Armenia adalah sebuah paradoks modern: sebuah republik muda yang baru berumur tiga dekade tetapi merupakan pewaris peradaban yang berumur tiga milenium. Kehidupannya telah dibentuk oleh geografinya yang terjal, sejarahnya yang sarat konflik, dan tekad spiritualnya yang tak tergoyahkan.

Dari adopsi Kekristenan yang berani pada tahun 301 Masehi hingga ciptaan aksara Mesrop Mashtots yang revolusioner, bangsa Armenia telah secara konsisten menginvestasikan energi mereka bukan pada kekuatan militer yang fana, tetapi pada pilar-pilar budaya dan spiritual yang abadi. Khachkar, duduk, dan lavaš adalah simbol-simbol ketahanan budaya yang melampaui sengketa perbatasan.

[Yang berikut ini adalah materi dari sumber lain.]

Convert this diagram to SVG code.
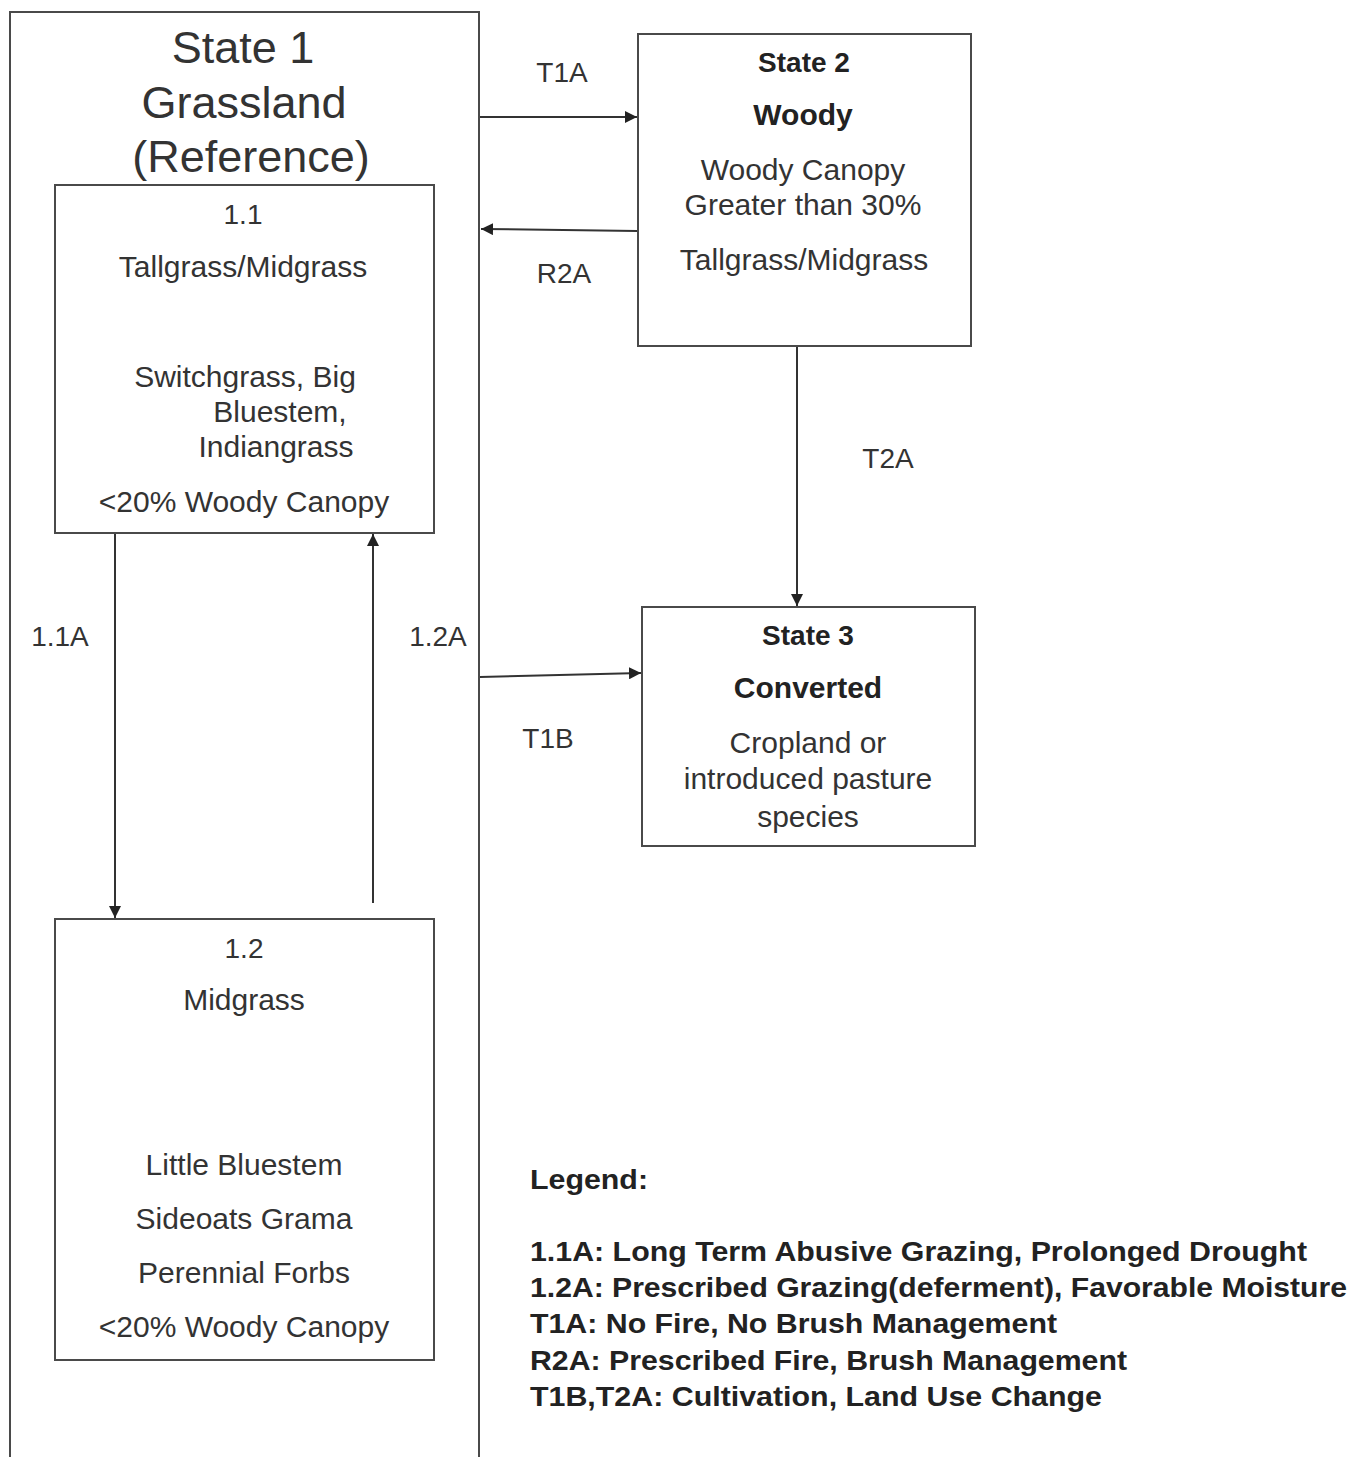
<svg xmlns="http://www.w3.org/2000/svg" width="1367" height="1457" viewBox="0 0 1367 1457">
<style>
.box{fill:none;stroke:#4a4a4a;stroke-width:2}
.t{font-family:"Liberation Sans",Arial,sans-serif;fill:#333;text-anchor:middle}
.b{font-weight:bold;fill:#222}
.lg{font-family:"Liberation Sans",Arial,sans-serif;font-weight:bold;fill:#222;font-size:28px}
.c{stroke:#333;stroke-width:2;fill:none;marker-end:url(#ah)}
</style>
<defs>
<marker id="ah" viewBox="0 0 10 10" refX="10" refY="5" markerWidth="6" markerHeight="6" markerUnits="strokeWidth" orient="auto">
<path d="M0,0 L10,5 L0,10 z" fill="#222"/>
</marker>
</defs>
<rect width="1367" height="1457" fill="#fff"/>
<g id="state1">
<rect class="box" x="10" y="12" width="469" height="1470"/>
<text class="t" x="243" y="63" font-size="45">State 1</text>
<text class="t" x="244" y="118" font-size="45">Grassland</text>
<text class="t" x="251" y="172" font-size="45">(Reference)</text>
</g>
<g id="n11">
<rect class="box" x="55" y="185" width="379" height="348"/>
<text class="t" x="243" y="224" font-size="28">1.1</text>
<text class="t" x="243" y="277" font-size="30">Tallgrass/Midgrass</text>
<text class="t" x="245" y="387" font-size="30">Switchgrass, Big</text>
<text class="t" x="280" y="422" font-size="30">Bluestem,</text>
<text class="t" x="276" y="457" font-size="30">Indiangrass</text>
<text class="t" x="244" y="512" font-size="30">&lt;20% Woody Canopy</text>
</g>
<g id="n12">
<rect class="box" x="55" y="919" width="379" height="441"/>
<text class="t" x="244" y="958" font-size="28">1.2</text>
<text class="t" x="244" y="1010" font-size="30">Midgrass</text>
<text class="t" x="244" y="1175" font-size="30">Little Bluestem</text>
<text class="t" x="244" y="1229" font-size="30">Sideoats Grama</text>
<text class="t" x="244" y="1283" font-size="30">Perennial Forbs</text>
<text class="t" x="244" y="1337" font-size="30">&lt;20% Woody Canopy</text>
</g>
<g id="state2">
<rect class="box" x="638" y="34" width="333" height="312"/>
<text class="t b" x="804" y="72" font-size="28">State 2</text>
<text class="t b" x="803" y="125" font-size="30">Woody</text>
<text class="t" x="803" y="180" font-size="30">Woody Canopy</text>
<text class="t" x="803" y="215" font-size="30">Greater than 30%</text>
<text class="t" x="804" y="270" font-size="30">Tallgrass/Midgrass</text>
</g>
<g id="state3">
<rect class="box" x="642" y="607" width="333" height="239"/>
<text class="t b" x="808" y="645" font-size="28">State 3</text>
<text class="t b" x="808" y="698" font-size="30">Converted</text>
<text class="t" x="808" y="753" font-size="30">Cropland or</text>
<text class="t" x="808" y="789" font-size="30">introduced pasture</text>
<text class="t" x="808" y="827" font-size="30">species</text>
</g>
<g id="connectors">
<line class="c" x1="480" y1="117" x2="637" y2="117"/>
<line class="c" x1="637" y1="231" x2="481" y2="229"/>
<line class="c" x1="797" y1="347" x2="797" y2="606"/>
<line class="c" x1="480" y1="677" x2="641" y2="673"/>
<line class="c" x1="115" y1="534" x2="115" y2="918"/>
<line class="c" x1="373" y1="903" x2="373" y2="534"/>
<text class="t" x="562" y="82" font-size="28">T1A</text>
<text class="t" x="564" y="283" font-size="28">R2A</text>
<text class="t" x="888" y="468" font-size="28">T2A</text>
<text class="t" x="60" y="646" font-size="28">1.1A</text>
<text class="t" x="438" y="646" font-size="28">1.2A</text>
<text class="t" x="548" y="748" font-size="28">T1B</text>
</g>
<g id="legend">
<text class="lg" x="530" y="1189" textLength="118" lengthAdjust="spacingAndGlyphs">Legend:</text>
<text class="lg" x="530" y="1261" textLength="777" lengthAdjust="spacingAndGlyphs">1.1A: Long Term Abusive Grazing, Prolonged Drought</text>
<text class="lg" x="530" y="1297" textLength="817" lengthAdjust="spacingAndGlyphs">1.2A: Prescribed Grazing(deferment), Favorable Moisture</text>
<text class="lg" x="530" y="1333" textLength="527" lengthAdjust="spacingAndGlyphs">T1A: No Fire, No Brush Management</text>
<text class="lg" x="530" y="1370" textLength="597" lengthAdjust="spacingAndGlyphs">R2A: Prescribed Fire, Brush Management</text>
<text class="lg" x="530" y="1406" textLength="572" lengthAdjust="spacingAndGlyphs">T1B,T2A: Cultivation, Land Use Change</text>
</g>
</svg>
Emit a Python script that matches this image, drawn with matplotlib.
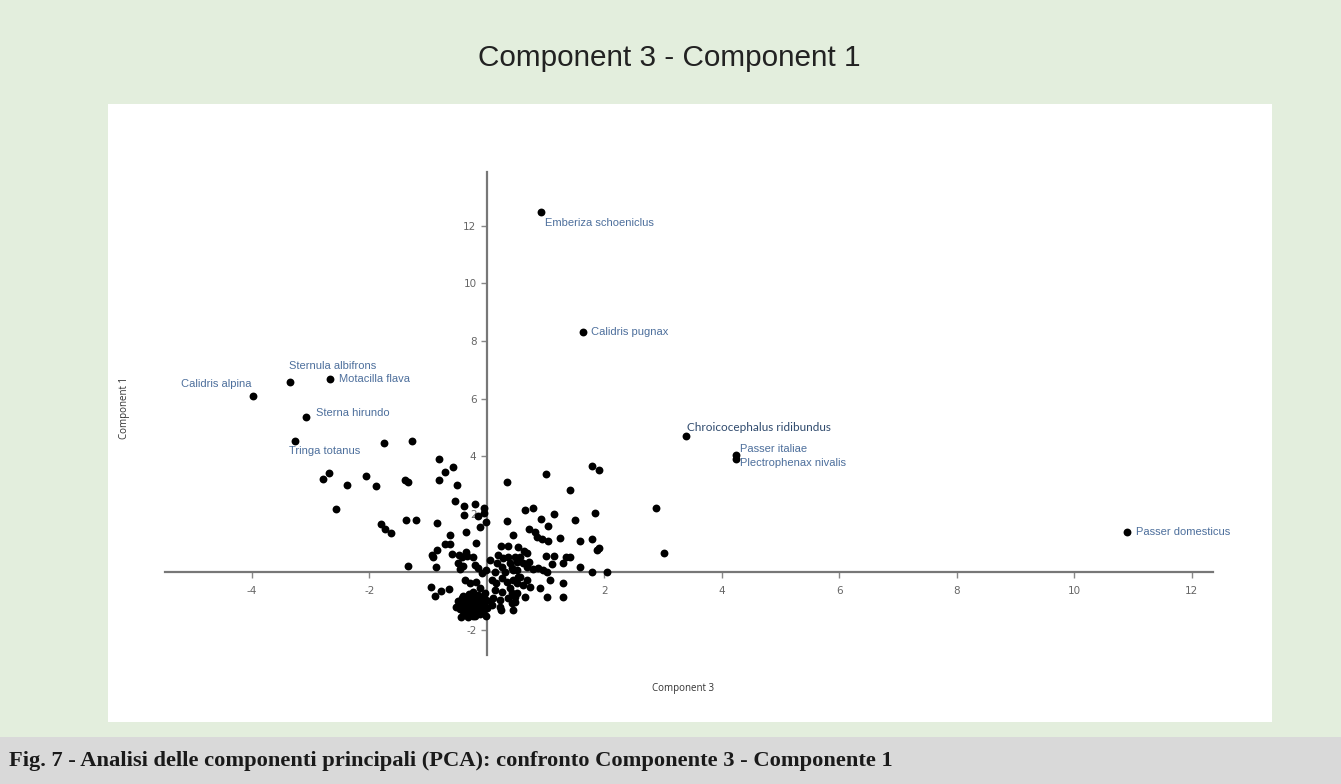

Meskipun menghadapi kesulitan geopolitik yang masif, termasuk blokade yang berkepanjangan, trauma kolektif Genosida, dan konflik Karabakh yang terus berlanjut, semangat Armenia tetap ada. Didukung oleh jaringan diaspora global yang unik, negara ini terus berjuang untuk demokrasi, stabilitas, dan inovasi. Kisah Armenia adalah kisah universal tentang bagaimana sebuah bangsa kecil, yang terletak di persimpangan jalan kekaisaran, dapat mempertahankan identitasnya yang kaya dan kompleks, menggunakan iman dan budaya sebagai benteng terakhir melawan asimilasi dan kepunahan. Warisan Armenia adalah bukti nyata bahwa identitas terkuat sering kali terukir bukan di atas batu perbatasan yang bergerak, tetapi di atas jiwa kolektif.